◆ PROBLEM DESCRIPTION
Omit all images. Write out the rest of the material exactly.

A run of records:
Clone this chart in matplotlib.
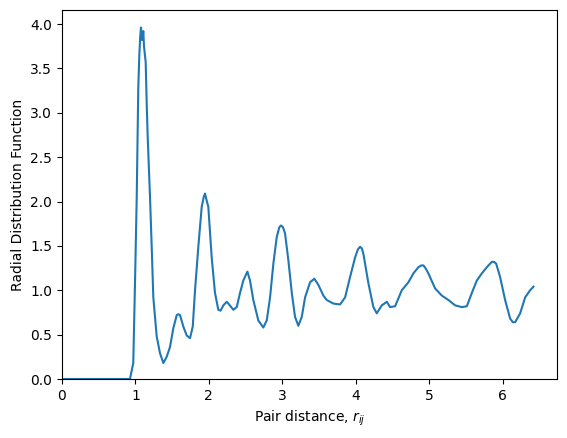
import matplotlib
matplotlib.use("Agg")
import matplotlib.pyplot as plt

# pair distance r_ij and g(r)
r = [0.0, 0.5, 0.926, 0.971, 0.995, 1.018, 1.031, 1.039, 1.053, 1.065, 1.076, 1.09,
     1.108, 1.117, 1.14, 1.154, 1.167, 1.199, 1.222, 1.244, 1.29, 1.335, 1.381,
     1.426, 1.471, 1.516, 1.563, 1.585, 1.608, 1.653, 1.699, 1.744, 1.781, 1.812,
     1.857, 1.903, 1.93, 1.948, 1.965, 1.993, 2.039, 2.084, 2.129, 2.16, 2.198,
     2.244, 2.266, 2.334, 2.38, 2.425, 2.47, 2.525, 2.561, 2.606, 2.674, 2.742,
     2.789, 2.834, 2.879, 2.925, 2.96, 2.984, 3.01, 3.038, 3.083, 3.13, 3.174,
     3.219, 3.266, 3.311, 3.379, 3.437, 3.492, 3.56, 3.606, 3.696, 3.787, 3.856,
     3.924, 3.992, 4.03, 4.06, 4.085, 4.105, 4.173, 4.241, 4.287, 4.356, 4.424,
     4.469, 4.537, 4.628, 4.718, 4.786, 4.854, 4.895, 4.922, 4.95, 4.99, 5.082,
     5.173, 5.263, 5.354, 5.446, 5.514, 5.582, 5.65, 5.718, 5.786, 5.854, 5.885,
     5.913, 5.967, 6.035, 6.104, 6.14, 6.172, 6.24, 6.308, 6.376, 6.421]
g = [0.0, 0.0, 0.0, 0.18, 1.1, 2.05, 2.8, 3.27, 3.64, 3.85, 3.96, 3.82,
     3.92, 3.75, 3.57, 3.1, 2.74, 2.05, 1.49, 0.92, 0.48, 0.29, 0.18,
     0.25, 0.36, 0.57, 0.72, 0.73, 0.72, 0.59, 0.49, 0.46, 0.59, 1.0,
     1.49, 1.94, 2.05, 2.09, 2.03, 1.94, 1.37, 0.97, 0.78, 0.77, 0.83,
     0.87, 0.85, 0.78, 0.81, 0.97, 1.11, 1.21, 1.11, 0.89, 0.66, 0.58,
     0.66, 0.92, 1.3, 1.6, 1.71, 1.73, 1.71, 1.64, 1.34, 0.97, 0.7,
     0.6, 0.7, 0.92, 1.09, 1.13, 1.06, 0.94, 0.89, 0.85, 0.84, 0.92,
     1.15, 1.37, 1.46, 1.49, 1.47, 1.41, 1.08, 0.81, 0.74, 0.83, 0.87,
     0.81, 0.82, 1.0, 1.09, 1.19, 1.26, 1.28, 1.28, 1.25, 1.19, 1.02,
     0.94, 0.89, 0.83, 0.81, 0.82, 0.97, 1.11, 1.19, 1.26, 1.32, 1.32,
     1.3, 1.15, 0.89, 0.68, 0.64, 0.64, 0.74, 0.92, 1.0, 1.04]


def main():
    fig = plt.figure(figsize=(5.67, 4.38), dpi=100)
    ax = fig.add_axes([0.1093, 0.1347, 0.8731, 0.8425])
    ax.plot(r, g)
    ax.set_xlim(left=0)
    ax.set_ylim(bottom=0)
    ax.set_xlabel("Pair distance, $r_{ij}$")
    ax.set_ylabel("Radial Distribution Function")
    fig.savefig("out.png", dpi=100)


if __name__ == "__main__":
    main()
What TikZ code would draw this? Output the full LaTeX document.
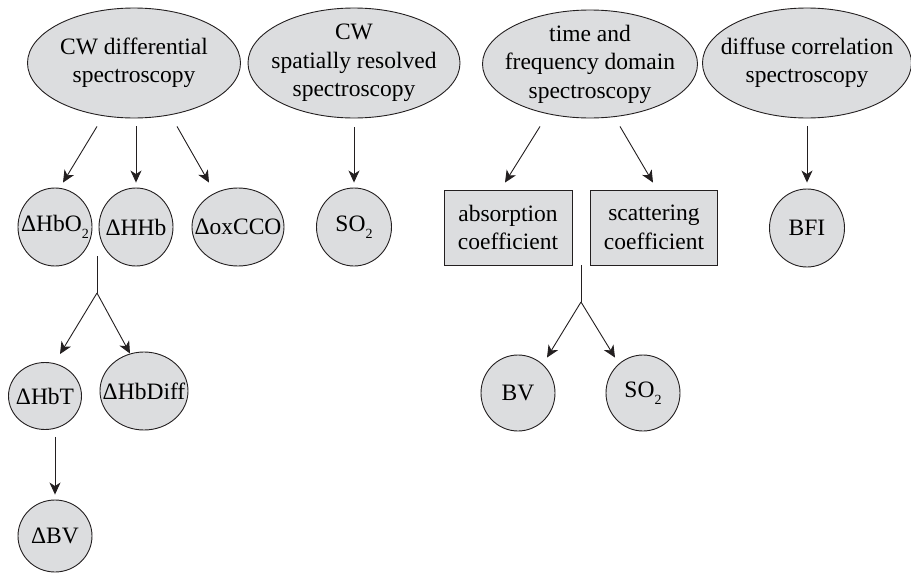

◆ EXERCISE RESULT
Clone this chart in matplotlib.
import matplotlib
matplotlib.use("Agg")
import matplotlib.pyplot as plt

# pair distance r_ij and g(r)
r = [0.0, 0.5, 0.926, 0.971, 0.995, 1.018, 1.031, 1.039, 1.053, 1.065, 1.076, 1.09,
     1.108, 1.117, 1.14, 1.154, 1.167, 1.199, 1.222, 1.244, 1.29, 1.335, 1.381,
     1.426, 1.471, 1.516, 1.563, 1.585, 1.608, 1.653, 1.699, 1.744, 1.781, 1.812,
     1.857, 1.903, 1.93, 1.948, 1.965, 1.993, 2.039, 2.084, 2.129, 2.16, 2.198,
     2.244, 2.266, 2.334, 2.38, 2.425, 2.47, 2.525, 2.561, 2.606, 2.674, 2.742,
     2.789, 2.834, 2.879, 2.925, 2.96, 2.984, 3.01, 3.038, 3.083, 3.13, 3.174,
     3.219, 3.266, 3.311, 3.379, 3.437, 3.492, 3.56, 3.606, 3.696, 3.787, 3.856,
     3.924, 3.992, 4.03, 4.06, 4.085, 4.105, 4.173, 4.241, 4.287, 4.356, 4.424,
     4.469, 4.537, 4.628, 4.718, 4.786, 4.854, 4.895, 4.922, 4.95, 4.99, 5.082,
     5.173, 5.263, 5.354, 5.446, 5.514, 5.582, 5.65, 5.718, 5.786, 5.854, 5.885,
     5.913, 5.967, 6.035, 6.104, 6.14, 6.172, 6.24, 6.308, 6.376, 6.421]
g = [0.0, 0.0, 0.0, 0.18, 1.1, 2.05, 2.8, 3.27, 3.64, 3.85, 3.96, 3.82,
     3.92, 3.75, 3.57, 3.1, 2.74, 2.05, 1.49, 0.92, 0.48, 0.29, 0.18,
     0.25, 0.36, 0.57, 0.72, 0.73, 0.72, 0.59, 0.49, 0.46, 0.59, 1.0,
     1.49, 1.94, 2.05, 2.09, 2.03, 1.94, 1.37, 0.97, 0.78, 0.77, 0.83,
     0.87, 0.85, 0.78, 0.81, 0.97, 1.11, 1.21, 1.11, 0.89, 0.66, 0.58,
     0.66, 0.92, 1.3, 1.6, 1.71, 1.73, 1.71, 1.64, 1.34, 0.97, 0.7,
     0.6, 0.7, 0.92, 1.09, 1.13, 1.06, 0.94, 0.89, 0.85, 0.84, 0.92,
     1.15, 1.37, 1.46, 1.49, 1.47, 1.41, 1.08, 0.81, 0.74, 0.83, 0.87,
     0.81, 0.82, 1.0, 1.09, 1.19, 1.26, 1.28, 1.28, 1.25, 1.19, 1.02,
     0.94, 0.89, 0.83, 0.81, 0.82, 0.97, 1.11, 1.19, 1.26, 1.32, 1.32,
     1.3, 1.15, 0.89, 0.68, 0.64, 0.64, 0.74, 0.92, 1.0, 1.04]


def main():
    fig = plt.figure(figsize=(5.67, 4.38), dpi=100)
    ax = fig.add_axes([0.1093, 0.1347, 0.8731, 0.8425])
    ax.plot(r, g)
    ax.set_xlim(left=0)
    ax.set_ylim(bottom=0)
    ax.set_xlabel("Pair distance, $r_{ij}$")
    ax.set_ylabel("Radial Distribution Function")
    fig.savefig("out.png", dpi=100)


if __name__ == "__main__":
    main()
What TikZ code would draw this? Output the full LaTeX document.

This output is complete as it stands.